In 1556, under Duke Christoph, a Protestant monastery school was set up in which talented regional boys were to be prepared for a theological career, because the country needed Protestant clergy now that the Catholic priests had been driven out. Under the first Protestant abbot Matthäus Alber, the school took off for the first time, with the number of students increasing from 25 to 43. At first, school operations were very reminiscent of monastic life: the students were strictly shielded from the outside world, had to wear long black cloaks, speak Latin and follow a strict daily program of choral prayers. In 1806 the monastery school had to close due to a lack of students.

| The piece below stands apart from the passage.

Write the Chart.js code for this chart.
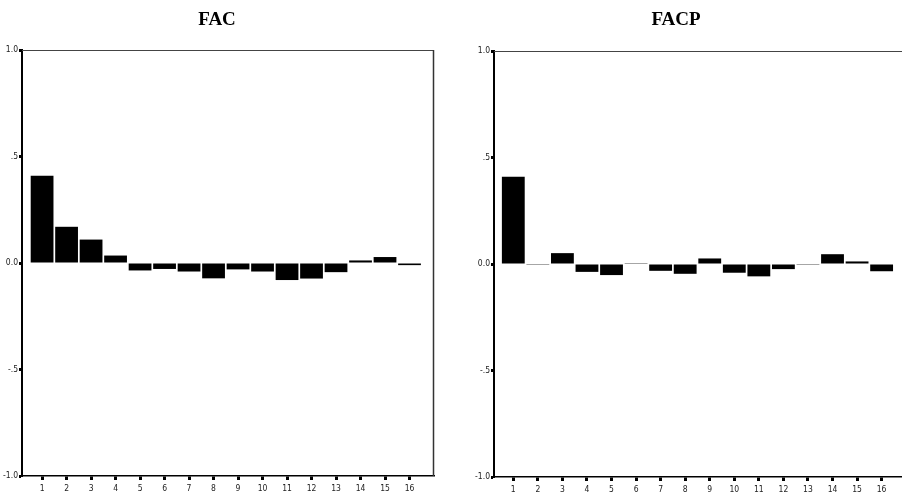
<!DOCTYPE html>
<html>
<head>
<meta charset="utf-8">
<script src="https://cdn.jsdelivr.net/npm/chart.js@4/dist/chart.umd.min.js"></script>
<style>
  html, body { margin: 0; padding: 0; background: #fff; overflow: hidden; }
  #wrap { position: relative; width: 902px; height: 501px; }
  .box { position: absolute; top: 0; height: 501px; }
  #b1 { left: 0; width: 450px; }
  #b2 { left: 450px; width: 452px; }
</style>
</head>
<body>
<div id="wrap">
  <div class="box" id="b1"><canvas id="c1"></canvas></div>
  <div class="box" id="b2"><canvas id="c2"></canvas></div>
</div>
<script>
// ---- data ----
const lags = [1, 2, 3, 4, 5, 6, 7, 8, 9, 10, 11, 12, 13, 14, 15, 16];
const facValues  = [0.41, 0.17, 0.11, 0.035, -0.035, -0.028, -0.04, -0.072, -0.03, -0.04, -0.08, -0.073, -0.043, 0.012, 0.028, -0.01];
const facpValues = [0.41, -0.004, 0.051, -0.037, -0.052, 0.004, -0.032, -0.046, 0.026, -0.041, -0.058, -0.024, -0.004, 0.046, 0.012, -0.034];
const yTickValues = [-1, -0.5, 0, 0.5, 1];
const yTickLabels = ['-1.0', '-.5', '0.0', '.5', '1.0'];
const titles = ['FAC', 'FACP'];

const tickFont = { family: "'DejaVu Sans Condensed', 'Liberation Sans', sans-serif", size: 8.5 };

const framePlugin = {
  id: 'frame',
  afterDraw(chart, args, opts) {
    const a = chart.chartArea, ctx = chart.ctx;
    ctx.save();
    ctx.strokeStyle = '#444';
    ctx.lineWidth = 1;
    ctx.beginPath();
    ctx.moveTo(a.left, a.top + 0.5);
    ctx.lineTo(a.right, a.top + 0.5);
    ctx.stroke();
    if (opts.right) {
      ctx.lineWidth = 1.5;
      ctx.strokeStyle = '#333';
      ctx.beginPath();
      ctx.moveTo(a.right - 0.5, a.top);
      ctx.lineTo(a.right - 0.5, a.bottom);
      ctx.stroke();
    }
    ctx.restore();
  }
};

function makeChart(id, title, values, cfg) {
  return new Chart(document.getElementById(id), {
    type: 'bar',
    data: {
      datasets: [{
        data: lags.map((l, i) => ({ x: l, y: values[i] })),
        backgroundColor: '#000',
        borderWidth: 0,
        barPercentage: 0.93,
        categoryPercentage: 1
      }]
    },
    plugins: [framePlugin],
    options: {
      responsive: true,
      maintainAspectRatio: false,
      animation: false,
      layout: { padding: { left: 0, right: cfg.padRight, top: 0, bottom: 0 } },
      plugins: {
        legend: { display: false },
        tooltip: { enabled: false },
        frame: { right: cfg.rightBorder },
        title: {
          display: true,
          text: title,
          color: '#000',
          font: { family: "'Liberation Serif', 'DejaVu Serif', serif", size: 19, weight: 'bold', lineHeight: 1.2 },
          padding: { top: 9, bottom: cfg.titleBottom }
        }
      },
      scales: {
        x: {
          type: 'linear',
          min: cfg.xMin,
          max: cfg.xMax,
          offset: false,
          afterBuildTicks(scale) { scale.ticks = lags.map(v => ({ value: v })); },
          afterFit(scale) { scale.height = cfg.xHeight; },
          border: { display: true, color: '#000', width: 1.5 },
          grid: { display: true, offset: false, drawOnChartArea: false, drawTicks: true, tickLength: 4, tickWidth: 3, tickColor: '#000' },
          ticks: { color: '#222', font: tickFont, padding: 4, maxRotation: 0, autoSkip: false,
                   callback: v => String(v) }
        },
        y: {
          min: -1,
          max: 1,
          afterBuildTicks(scale) { scale.ticks = yTickValues.map(v => ({ value: v })); },
          afterFit(scale) { scale.width = cfg.yWidth; },
          border: { display: true, color: '#000', width: 2 },
          grid: { display: true, drawOnChartArea: false, drawTicks: true, tickLength: 3, tickWidth: 3, tickColor: '#000' },
          ticks: { color: '#222', font: tickFont, padding: 1,
                   callback: (v) => yTickLabels[yTickValues.indexOf(v)] }
        }
      }
    }
  });
}

makeChart('c1', titles[0], facValues,
  { xMin: 0.18, xMax: 17.0, yWidth: 22, xHeight: 25, padRight: 16, titleBottom: 18.2, rightBorder: true });
makeChart('c2', titles[1], facpValues,
  { xMin: 0.214, xMax: 16.83, yWidth: 44, xHeight: 24, padRight: 0, titleBottom: 19.2, rightBorder: false });
</script>
</body>
</html>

Today: The Protestant Seminary

School operations did not stop for long. The Protestant Theological Seminary was established as early as 1817 to prepare young people to study theology. Today it is a modern boarding school run by the Evangelische Landeskirche. Here, students from grade 9 onwards receive their Abitur in four years. The focus is on education in the Protestant faith, teaching ancient language subjects such as Latin, Hebrew and ancient Greek and good church music training. Famous Blaubeur seminarians include Wilhelm Hauff, Gustav Pfizer, Theodor Vischer, Oskar Fraas and Robert Gradmann. The seminary's headmaster bears the title of Ephorus. His residence, the Ephorate, was built in 1902 on the site of an earlier farm building and is connected to the school rooms by a covered truss bridge.

The monks' bathhouse

If you walk under the connecting walkway, you will reach a remarkable half-timbered building: the monks' bathhouse. Although such a bath used to be part of every monastery complex, today it is the only one in Germany that can still be found in a monastery complex. In the 16th century, monks could bathe and sweat in a heated bathhouse here. An attached, now demolished stair tower led to the first floor, which was intended for noble visitors. In the central room, the banquet hall decorated with elaborate secular secco paintings, high-ranking guests could be entertained after the hunt. The municipal local museum has been housed in the monks' bathhouse since 1947. It's worth a visit!